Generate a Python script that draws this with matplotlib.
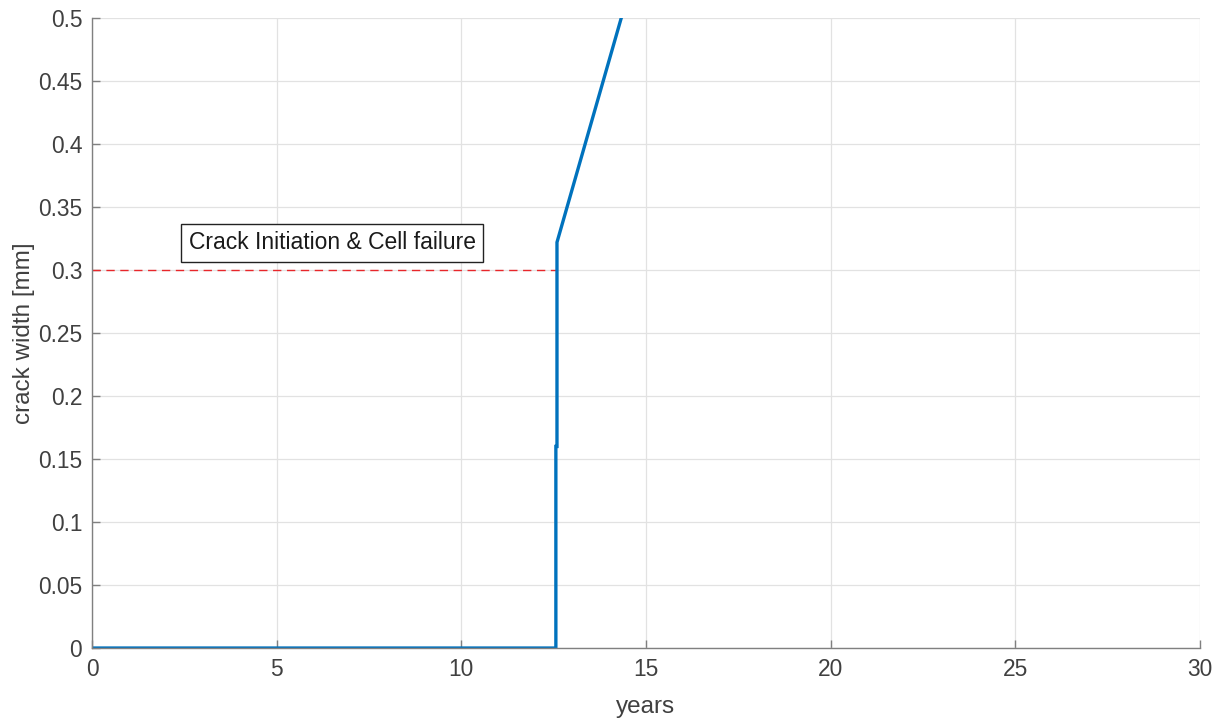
import numpy as np
import matplotlib
matplotlib.use('Agg')
import matplotlib.pyplot as plt

plt.rcParams['font.family'] = ['Liberation Sans', 'DejaVu Sans']

# crack width over time
years = [0, 12.56, 12.56, 12.59, 12.59, 14.33]
crack_width = [0, 0, 0.16, 0.16, 0.322, 0.5]

# threshold
threshold = 0.3
threshold_end = 12.56
label = 'Crack Initiation & Cell failure'

xticks = [0, 5, 10, 15, 20, 25, 30]
yticks = [0, 0.05, 0.1, 0.15, 0.2, 0.25, 0.3, 0.35, 0.4, 0.45, 0.5]

fig = plt.figure(figsize=(12.23, 7.21), dpi=100)
ax = fig.add_axes([0.0752, 0.1012, 0.9060, 0.8738])

ax.plot([0, threshold_end], [threshold, threshold], color='#e8262a', lw=1.0,
        dashes=(6, 4))
ax.plot(years, crack_width, color='#0072BD', lw=2.4, solid_joinstyle='miter')

ax.text(2.62, 0.3215, label, fontsize=16.5, color='#1a1a1a', va='center', ha='left',
        bbox=dict(boxstyle='square,pad=0.32', fc='white', ec='#222222', lw=1.0))

ax.set_xlim(0, 30)
ax.set_ylim(0, 0.5)
ax.set_xticks(xticks)
ax.set_yticks(yticks)
ax.set_yticklabels(['0', '0.05', '0.1', '0.15', '0.2', '0.25', '0.3', '0.35',
                    '0.4', '0.45', '0.5'])
ax.grid(True, color='#e2e2e2', lw=0.9)
ax.set_axisbelow(True)

for s in ['top', 'right']:
    ax.spines[s].set_visible(False)
for s in ['left', 'bottom']:
    ax.spines[s].set_color('#808080')
    ax.spines[s].set_linewidth(1.0)
ax.tick_params(direction='in', length=6, width=1.0, color='#808080',
               labelcolor='#404040', labelsize=16.4, pad=7)

ax.set_xlabel('years', fontsize=17.5, color='#404040', labelpad=11)
ax.set_ylabel('crack width [mm]', fontsize=17.5, color='#404040', labelpad=2.5)

fig.savefig('out.png', dpi=100)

= = =

» **Task statement**:
Skip the pictures and restate exactly the lines from the beginning of the listing to the line with "label = 'Crack Initiation & Cell failure'", that line included.

» **Solution**:
Generate a Python script that draws this with matplotlib.
import numpy as np
import matplotlib
matplotlib.use('Agg')
import matplotlib.pyplot as plt

plt.rcParams['font.family'] = ['Liberation Sans', 'DejaVu Sans']

# crack width over time
years = [0, 12.56, 12.56, 12.59, 12.59, 14.33]
crack_width = [0, 0, 0.16, 0.16, 0.322, 0.5]

# threshold
threshold = 0.3
threshold_end = 12.56
label = 'Crack Initiation & Cell failure'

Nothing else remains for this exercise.